§ **TASK**
Reproduce the material below line by line, beginning with its first line and ending with the line that contains "const yTicks = [0, 0.05, 0.1, 0.15, 0.2, 0.25];"; leave out pictures.

* Begin STORED DATA *

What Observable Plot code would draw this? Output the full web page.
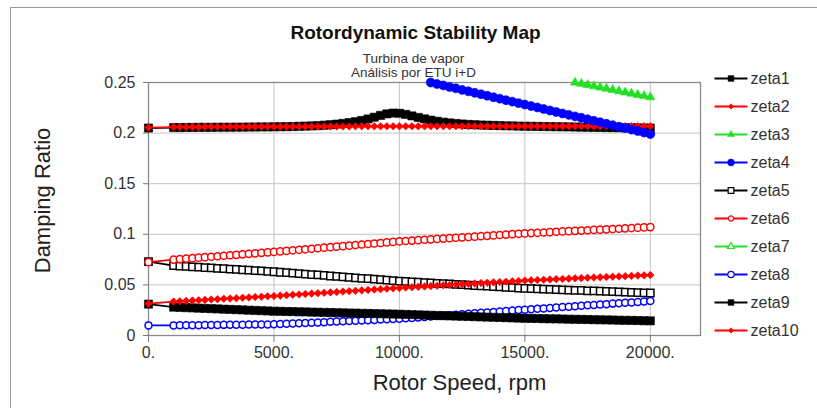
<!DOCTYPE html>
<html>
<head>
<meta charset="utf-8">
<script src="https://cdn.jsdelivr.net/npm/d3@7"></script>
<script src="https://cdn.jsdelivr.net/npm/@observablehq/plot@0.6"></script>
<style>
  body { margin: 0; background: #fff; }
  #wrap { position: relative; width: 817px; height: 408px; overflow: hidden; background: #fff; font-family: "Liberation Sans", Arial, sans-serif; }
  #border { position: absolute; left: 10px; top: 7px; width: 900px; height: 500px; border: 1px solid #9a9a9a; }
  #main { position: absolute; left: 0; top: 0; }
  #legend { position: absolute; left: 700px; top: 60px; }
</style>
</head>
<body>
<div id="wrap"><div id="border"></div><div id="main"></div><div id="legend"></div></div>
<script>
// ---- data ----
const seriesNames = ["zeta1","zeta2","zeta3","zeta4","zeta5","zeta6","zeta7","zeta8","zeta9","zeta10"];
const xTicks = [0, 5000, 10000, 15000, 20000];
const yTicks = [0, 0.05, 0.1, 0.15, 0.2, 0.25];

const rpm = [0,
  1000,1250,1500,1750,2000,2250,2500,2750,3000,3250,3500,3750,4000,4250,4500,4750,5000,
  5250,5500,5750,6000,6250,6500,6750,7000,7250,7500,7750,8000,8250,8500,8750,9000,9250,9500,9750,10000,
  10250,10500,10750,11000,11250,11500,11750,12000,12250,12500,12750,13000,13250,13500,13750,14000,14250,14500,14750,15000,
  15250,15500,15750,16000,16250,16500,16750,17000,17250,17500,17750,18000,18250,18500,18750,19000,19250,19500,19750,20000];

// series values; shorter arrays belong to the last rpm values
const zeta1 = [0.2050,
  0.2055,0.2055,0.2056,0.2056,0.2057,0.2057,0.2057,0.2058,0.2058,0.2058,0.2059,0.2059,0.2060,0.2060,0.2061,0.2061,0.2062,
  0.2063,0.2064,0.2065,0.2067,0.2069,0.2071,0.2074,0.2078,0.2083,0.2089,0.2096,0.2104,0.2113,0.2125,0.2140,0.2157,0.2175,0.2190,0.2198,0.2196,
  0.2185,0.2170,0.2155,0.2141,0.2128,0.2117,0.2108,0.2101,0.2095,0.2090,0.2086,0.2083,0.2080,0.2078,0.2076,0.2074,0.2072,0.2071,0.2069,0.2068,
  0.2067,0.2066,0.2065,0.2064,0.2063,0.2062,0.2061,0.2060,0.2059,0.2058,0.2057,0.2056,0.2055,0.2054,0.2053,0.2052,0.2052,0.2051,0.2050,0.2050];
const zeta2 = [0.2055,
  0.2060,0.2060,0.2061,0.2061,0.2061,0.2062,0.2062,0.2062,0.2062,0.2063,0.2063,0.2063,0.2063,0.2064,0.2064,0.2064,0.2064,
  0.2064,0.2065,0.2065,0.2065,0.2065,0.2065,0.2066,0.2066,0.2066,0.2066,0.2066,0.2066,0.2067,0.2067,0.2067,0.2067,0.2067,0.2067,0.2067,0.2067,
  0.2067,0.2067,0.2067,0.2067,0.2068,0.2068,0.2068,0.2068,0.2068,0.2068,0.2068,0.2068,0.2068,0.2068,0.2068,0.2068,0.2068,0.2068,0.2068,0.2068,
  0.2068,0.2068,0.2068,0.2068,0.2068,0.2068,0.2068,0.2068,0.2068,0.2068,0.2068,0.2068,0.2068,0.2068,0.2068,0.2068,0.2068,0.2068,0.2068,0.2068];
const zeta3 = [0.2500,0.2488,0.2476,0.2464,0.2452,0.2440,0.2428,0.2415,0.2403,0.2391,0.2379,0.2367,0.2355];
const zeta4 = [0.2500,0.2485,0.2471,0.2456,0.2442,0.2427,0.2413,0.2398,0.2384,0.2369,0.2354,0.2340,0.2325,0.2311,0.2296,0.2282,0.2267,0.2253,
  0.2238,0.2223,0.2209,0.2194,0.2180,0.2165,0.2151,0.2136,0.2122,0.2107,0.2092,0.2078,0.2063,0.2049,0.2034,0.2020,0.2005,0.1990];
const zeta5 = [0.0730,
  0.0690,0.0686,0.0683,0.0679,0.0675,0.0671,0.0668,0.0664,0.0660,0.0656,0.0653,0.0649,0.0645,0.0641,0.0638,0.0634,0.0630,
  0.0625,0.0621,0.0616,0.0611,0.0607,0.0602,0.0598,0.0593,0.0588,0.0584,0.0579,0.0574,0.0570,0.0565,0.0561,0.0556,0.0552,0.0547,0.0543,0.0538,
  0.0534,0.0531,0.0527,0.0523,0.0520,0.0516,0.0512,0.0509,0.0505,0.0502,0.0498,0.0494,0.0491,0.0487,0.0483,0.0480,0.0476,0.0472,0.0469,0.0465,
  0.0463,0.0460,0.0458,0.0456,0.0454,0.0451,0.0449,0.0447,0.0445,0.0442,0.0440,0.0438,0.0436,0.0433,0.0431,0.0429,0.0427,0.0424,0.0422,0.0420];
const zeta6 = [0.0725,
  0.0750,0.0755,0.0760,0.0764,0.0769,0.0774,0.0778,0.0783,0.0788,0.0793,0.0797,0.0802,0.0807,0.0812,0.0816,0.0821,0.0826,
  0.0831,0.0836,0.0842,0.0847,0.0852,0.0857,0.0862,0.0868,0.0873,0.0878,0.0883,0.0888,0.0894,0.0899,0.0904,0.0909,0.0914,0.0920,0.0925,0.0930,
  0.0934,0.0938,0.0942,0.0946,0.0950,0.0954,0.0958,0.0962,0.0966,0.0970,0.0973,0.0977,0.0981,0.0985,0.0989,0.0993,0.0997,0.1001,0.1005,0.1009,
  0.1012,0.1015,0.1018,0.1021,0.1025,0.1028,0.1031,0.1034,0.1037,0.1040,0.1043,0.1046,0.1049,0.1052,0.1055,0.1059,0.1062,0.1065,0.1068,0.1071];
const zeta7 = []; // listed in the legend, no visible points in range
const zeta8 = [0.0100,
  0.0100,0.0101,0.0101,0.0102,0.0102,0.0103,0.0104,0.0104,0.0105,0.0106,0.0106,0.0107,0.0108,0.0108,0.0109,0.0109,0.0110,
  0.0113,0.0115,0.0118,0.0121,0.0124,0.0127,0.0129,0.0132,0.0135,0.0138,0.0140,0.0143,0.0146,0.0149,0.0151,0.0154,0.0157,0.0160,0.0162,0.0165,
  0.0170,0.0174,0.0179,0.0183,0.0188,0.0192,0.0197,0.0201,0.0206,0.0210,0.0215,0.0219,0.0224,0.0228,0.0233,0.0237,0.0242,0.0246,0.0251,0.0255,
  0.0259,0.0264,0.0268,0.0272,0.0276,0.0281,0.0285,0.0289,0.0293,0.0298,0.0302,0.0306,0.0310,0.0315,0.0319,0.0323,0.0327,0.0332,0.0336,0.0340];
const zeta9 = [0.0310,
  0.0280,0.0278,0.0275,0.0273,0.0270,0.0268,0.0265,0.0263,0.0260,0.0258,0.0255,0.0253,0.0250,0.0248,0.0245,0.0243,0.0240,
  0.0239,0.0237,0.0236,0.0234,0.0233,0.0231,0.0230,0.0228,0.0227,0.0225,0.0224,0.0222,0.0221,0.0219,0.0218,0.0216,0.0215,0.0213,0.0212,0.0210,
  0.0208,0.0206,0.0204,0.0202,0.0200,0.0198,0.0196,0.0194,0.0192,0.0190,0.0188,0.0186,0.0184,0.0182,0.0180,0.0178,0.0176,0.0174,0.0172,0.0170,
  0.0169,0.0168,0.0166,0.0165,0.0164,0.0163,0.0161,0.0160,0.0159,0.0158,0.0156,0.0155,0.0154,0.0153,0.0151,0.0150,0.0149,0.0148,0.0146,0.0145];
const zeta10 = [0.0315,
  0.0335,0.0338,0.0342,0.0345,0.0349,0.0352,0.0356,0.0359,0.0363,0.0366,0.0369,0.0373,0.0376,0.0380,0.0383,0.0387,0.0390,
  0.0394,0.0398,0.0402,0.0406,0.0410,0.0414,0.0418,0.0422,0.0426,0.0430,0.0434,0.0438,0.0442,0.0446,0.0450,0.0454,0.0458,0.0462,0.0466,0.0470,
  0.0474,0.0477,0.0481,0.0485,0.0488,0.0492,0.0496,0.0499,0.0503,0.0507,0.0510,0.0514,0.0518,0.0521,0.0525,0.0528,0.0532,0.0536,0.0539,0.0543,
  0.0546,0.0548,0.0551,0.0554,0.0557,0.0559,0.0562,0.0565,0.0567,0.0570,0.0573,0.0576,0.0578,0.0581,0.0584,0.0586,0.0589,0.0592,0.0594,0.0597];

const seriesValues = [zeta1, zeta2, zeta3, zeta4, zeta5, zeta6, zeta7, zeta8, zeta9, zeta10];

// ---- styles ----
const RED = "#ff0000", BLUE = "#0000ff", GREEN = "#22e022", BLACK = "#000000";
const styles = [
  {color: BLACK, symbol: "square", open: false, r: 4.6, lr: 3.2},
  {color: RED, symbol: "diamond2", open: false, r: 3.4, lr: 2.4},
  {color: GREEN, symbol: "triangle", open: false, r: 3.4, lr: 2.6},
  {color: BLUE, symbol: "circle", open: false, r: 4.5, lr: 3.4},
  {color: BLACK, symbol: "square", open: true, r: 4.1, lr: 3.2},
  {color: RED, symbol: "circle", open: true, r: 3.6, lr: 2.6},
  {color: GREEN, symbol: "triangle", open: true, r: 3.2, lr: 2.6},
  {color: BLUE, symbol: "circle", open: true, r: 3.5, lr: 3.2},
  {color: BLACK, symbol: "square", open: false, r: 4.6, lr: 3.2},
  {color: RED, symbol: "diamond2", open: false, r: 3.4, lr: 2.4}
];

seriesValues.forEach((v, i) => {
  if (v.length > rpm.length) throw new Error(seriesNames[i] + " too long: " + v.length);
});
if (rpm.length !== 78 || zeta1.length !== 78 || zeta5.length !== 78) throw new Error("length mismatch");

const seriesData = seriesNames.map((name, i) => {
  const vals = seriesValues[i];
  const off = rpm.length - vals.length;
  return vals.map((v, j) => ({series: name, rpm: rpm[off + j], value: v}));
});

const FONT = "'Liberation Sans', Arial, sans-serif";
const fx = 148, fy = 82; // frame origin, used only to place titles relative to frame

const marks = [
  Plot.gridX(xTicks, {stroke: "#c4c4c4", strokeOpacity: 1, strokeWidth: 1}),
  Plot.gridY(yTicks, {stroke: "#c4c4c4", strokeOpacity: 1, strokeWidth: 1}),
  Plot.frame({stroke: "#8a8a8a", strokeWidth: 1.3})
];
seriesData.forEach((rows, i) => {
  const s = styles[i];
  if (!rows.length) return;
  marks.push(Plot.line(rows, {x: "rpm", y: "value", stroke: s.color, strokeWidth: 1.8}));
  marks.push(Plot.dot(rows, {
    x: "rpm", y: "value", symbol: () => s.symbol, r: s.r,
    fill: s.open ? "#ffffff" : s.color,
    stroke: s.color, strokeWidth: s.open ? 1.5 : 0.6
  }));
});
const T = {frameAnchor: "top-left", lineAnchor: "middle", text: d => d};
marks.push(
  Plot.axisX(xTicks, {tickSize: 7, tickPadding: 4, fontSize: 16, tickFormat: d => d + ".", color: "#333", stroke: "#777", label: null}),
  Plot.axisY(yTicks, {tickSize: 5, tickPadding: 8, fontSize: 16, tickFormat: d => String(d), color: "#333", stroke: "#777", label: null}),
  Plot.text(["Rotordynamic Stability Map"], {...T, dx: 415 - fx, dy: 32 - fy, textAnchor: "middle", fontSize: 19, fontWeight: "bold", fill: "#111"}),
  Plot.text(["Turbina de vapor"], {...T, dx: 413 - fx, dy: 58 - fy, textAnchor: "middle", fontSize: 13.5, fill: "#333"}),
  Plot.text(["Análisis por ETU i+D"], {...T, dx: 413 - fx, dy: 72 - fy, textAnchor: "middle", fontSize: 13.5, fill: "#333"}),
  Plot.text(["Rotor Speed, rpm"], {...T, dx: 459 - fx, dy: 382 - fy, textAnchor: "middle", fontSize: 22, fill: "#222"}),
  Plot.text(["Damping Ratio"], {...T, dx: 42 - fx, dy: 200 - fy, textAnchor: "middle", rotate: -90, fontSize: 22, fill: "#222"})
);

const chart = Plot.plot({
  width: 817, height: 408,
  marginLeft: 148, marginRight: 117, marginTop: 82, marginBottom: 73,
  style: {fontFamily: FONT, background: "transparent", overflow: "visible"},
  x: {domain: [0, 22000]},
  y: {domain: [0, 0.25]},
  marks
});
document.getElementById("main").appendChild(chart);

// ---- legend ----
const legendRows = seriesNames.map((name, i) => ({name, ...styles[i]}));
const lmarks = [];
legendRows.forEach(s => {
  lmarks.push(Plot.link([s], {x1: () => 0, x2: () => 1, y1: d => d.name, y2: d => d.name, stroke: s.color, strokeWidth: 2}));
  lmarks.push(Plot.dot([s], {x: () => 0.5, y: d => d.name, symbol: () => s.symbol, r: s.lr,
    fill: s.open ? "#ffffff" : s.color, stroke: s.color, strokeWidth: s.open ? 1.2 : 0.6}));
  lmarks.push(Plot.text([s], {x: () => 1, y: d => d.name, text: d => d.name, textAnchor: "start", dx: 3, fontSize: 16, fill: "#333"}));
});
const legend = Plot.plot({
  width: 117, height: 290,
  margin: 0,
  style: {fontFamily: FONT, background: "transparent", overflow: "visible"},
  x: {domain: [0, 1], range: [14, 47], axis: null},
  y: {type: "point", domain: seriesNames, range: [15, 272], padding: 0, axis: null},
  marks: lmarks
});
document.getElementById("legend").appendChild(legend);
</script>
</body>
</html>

* End STORED DATA *

§ **RESPONSE BELOW**
What Observable Plot code would draw this? Output the full web page.
<!DOCTYPE html>
<html>
<head>
<meta charset="utf-8">
<script src="https://cdn.jsdelivr.net/npm/d3@7"></script>
<script src="https://cdn.jsdelivr.net/npm/@observablehq/plot@0.6"></script>
<style>
  body { margin: 0; background: #fff; }
  #wrap { position: relative; width: 817px; height: 408px; overflow: hidden; background: #fff; font-family: "Liberation Sans", Arial, sans-serif; }
  #border { position: absolute; left: 10px; top: 7px; width: 900px; height: 500px; border: 1px solid #9a9a9a; }
  #main { position: absolute; left: 0; top: 0; }
  #legend { position: absolute; left: 700px; top: 60px; }
</style>
</head>
<body>
<div id="wrap"><div id="border"></div><div id="main"></div><div id="legend"></div></div>
<script>
// ---- data ----
const seriesNames = ["zeta1","zeta2","zeta3","zeta4","zeta5","zeta6","zeta7","zeta8","zeta9","zeta10"];
const xTicks = [0, 5000, 10000, 15000, 20000];
const yTicks = [0, 0.05, 0.1, 0.15, 0.2, 0.25];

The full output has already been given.